今のは、私のよく知っている、大好きな人の声だった。
高すぎず低すぎない、背筋に響く優しい声。
『どこ?』と今度は違う意味で視線を巡らせる。
白に統一された部屋を一回りして、たどり着くのは私の左手。大きな両手がしっかりと掴んでくれていた。
「ギル…?」
見上げれば、少し疲れた金眼と視線が合う。
心なしか涙に濡れたそれは、まっすぐに私を見つめている。
「よかった…よかった、メリル…ッ!!」
そのまま私の首筋に顔を埋めて、長身の先輩が甘えるように抱き締めてきた。
温かい体が、冷たく固まった私をゆっくりほぐしていく。
(ああ………そうか。私は…)
よかった。私、ちゃんと生きてたみたいだ。
* * *
それからすぐにお医者さんらしき人たちが来て、私の状態を説明してくれた。
ここは学院地区にある病院であり、信じられないことに、試験から丸1日眠っていたそうだ。
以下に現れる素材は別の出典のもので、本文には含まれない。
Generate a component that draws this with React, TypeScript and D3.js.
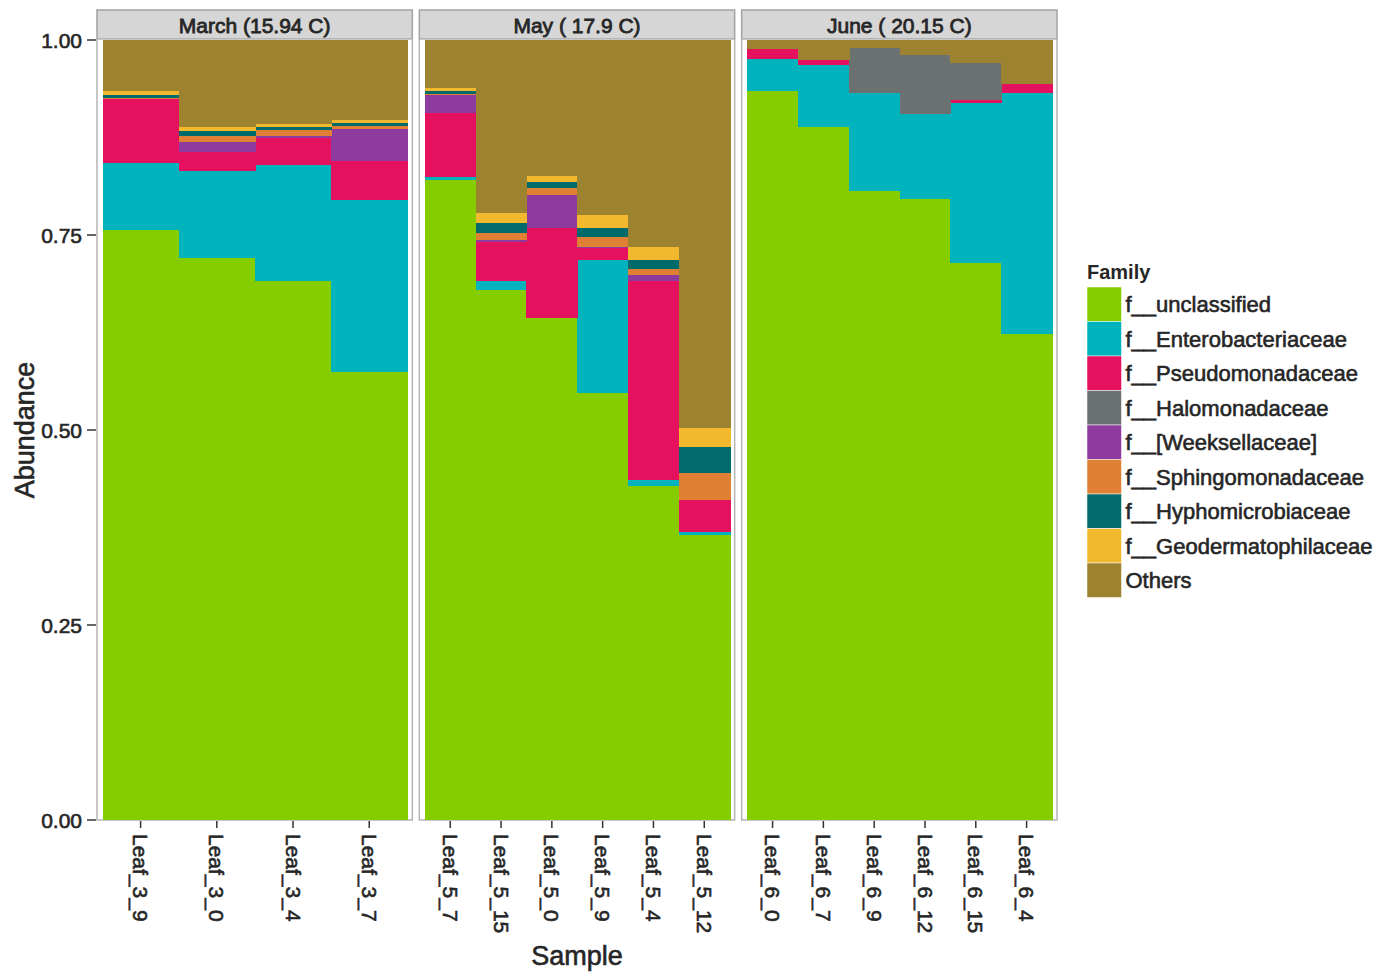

さらに驚くべきことに、私が倒れた原因は神経毒だった。試験で毒を使うって、一体何がどうなっているのだか。
まあ、毒自体はそれほど強いものではなかったのだけど。私の場合はその成分と致命的に相性が悪く、一時は危険な状態だったらしい。寝てただけで苦しくなかったのが唯一の救いだった。
とにかく、『学院の授業でも絶対に使わないように!』と強く念押された上、薬品を書き出した表を渡されてしまった。
毒になんて二度と縁がないと思いたいけど、一応気を付けよう。
そうして慌ただしい問診を終えたお医者さんたちは、もう一晩泊まるよう言い残して行ってしまった。
再び病室には二人きり。
ちらりと伺った先輩の顔には、薄くない隈が見える。
「もしかして、ずっと付き添っててくれたんですか?」
「この病室に移されてからだけどな。俺がメリルの傍に居たかったんだ。そんな悲しい顔をしなくていい」
謝ろうとした口を遮って、先輩は穏やかに笑う。触れてくれる手は温かくて、すごく安心する。
「ずっと生きた心地がしなかった。起きてくれて、本当によかった」
「…はい」
引かれるままに身を預けて、白いベッドに二人で寝転がる。
耳をすませば、ちゃんと動いている心音が聞こえる。
「メリル…メリル」
「大丈夫。ちゃんと生きてますよ、ギル」
嗚咽にも似た熱い吐息。
背を撫でてみれば、まるで子供のようにすがりついてくる。
なんだか予想外の事態になってしまったけど、こうしてまた彼の傍に居られるのは、とても幸せなことだ。
そうしてしばらくの間、互いに何も言わず、ただただ寄り添っていた。